Sunday, August 29, 2010

Bathroom Monologue: True Stories of John 1, A Dream

Want to hear John read this story? Click the triangle to stream it, or click this text to download the MP3.

It was the morning of August 20, not that I knew it. I was asleep, sitting in a giant open-air cafeteria. God sat at the first table. Several thousand people with very respectable questions sat at the others, having turned the dining tables into a queue to go ask your query.

I think I sat at a table with a featherless velociraptor and his wife, a bottle of ginger ale. She was in a green wine bottle, but he insisted she was ginger ale. I can’t say for certain that I sat with them because I was invisible and the dream was in third person. I may not even have been in it, and only imagined an invisible me there.

The dinosaur and bottle ducked into a bathroom after a few days. It was several years before the queue moved up and I got to sit at God’s table. He was drinking chicken noodle soup from a tea cup. He looked like a man, though I couldn’t figure out just which man because He sat tilted fifteen degrees to the right. Even turning that way made it no more possible to recognize him. In retrospect, I think it was James Woods.

He was a unique conversationalist, lips moving soundlessly. Instead of a voice, words stream over His head like the news ticker in Time Square. Nerves got me. We spent an eon and a half in small talk, on the weather and Crusades. Something about His smile suggested that He liked hearing Himself talk, and more, liked talking about the wrong thing when He knew I didn’t have the guts to ask my query.

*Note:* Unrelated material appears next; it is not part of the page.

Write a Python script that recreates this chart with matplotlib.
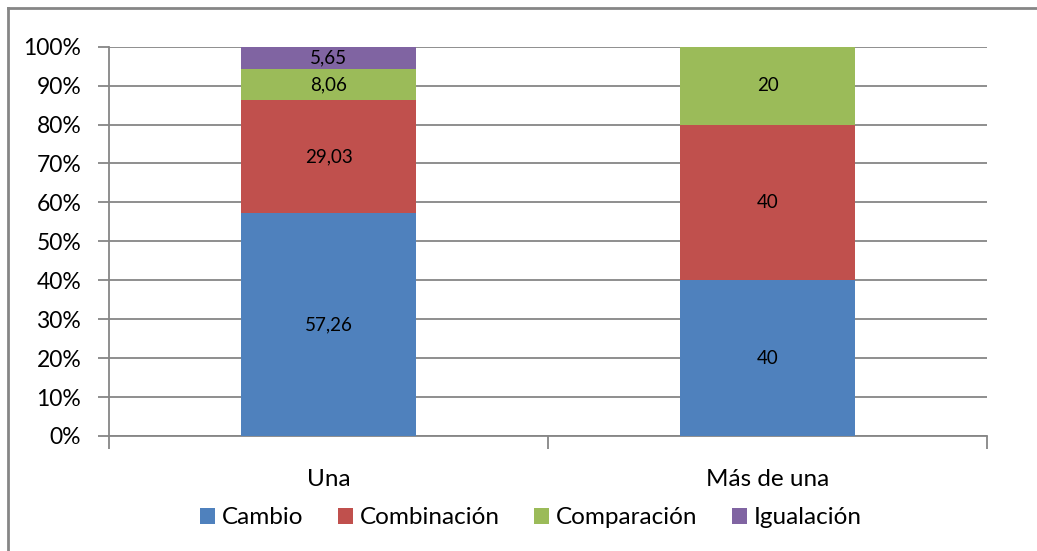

Clouds broke overhead and the cafeteria lightened. I did nothing, said nothing that I noticed saying, but God replied, “Alright, you want the meaning of life explained? I’ll tell you.”

He paused for a moment. I didn’t know what we were waiting for.

In my bedroom, the phone rang. It’s a terribly loud ring and any time it wakes me up I get quite a fright. I shot half upright and looked at it.

No, I decided, that probably wasn’t God. So I closed my eyes and lay back down. It rang three times like it always does before the answering machine picks up. It did, and a disconnect signal blared out of the speaker. I had to pick up the phone to quell it.

I could not get back to sleep after that.


  1. I listened. It was even better than reading. Thanks.

  2. Great story and enjoyed listening. This one is perfect in audio.

  3. Thanks for listening, you two. It's good to be able to record again.

  4. I could see james woods as god. It's that sardonic thing he can do with his mouth.

  5. I think it's a rule. If the phone wakes you up, you're always not only in the middle of a dream, but at an important juncture. Good story, and excellent delivery!

  6. Oh John I loved this and I loved hearing your read. What a wonderful voice you have and what a great dream story. There were several moments throughout that made me smile, particularly the James Wood comment.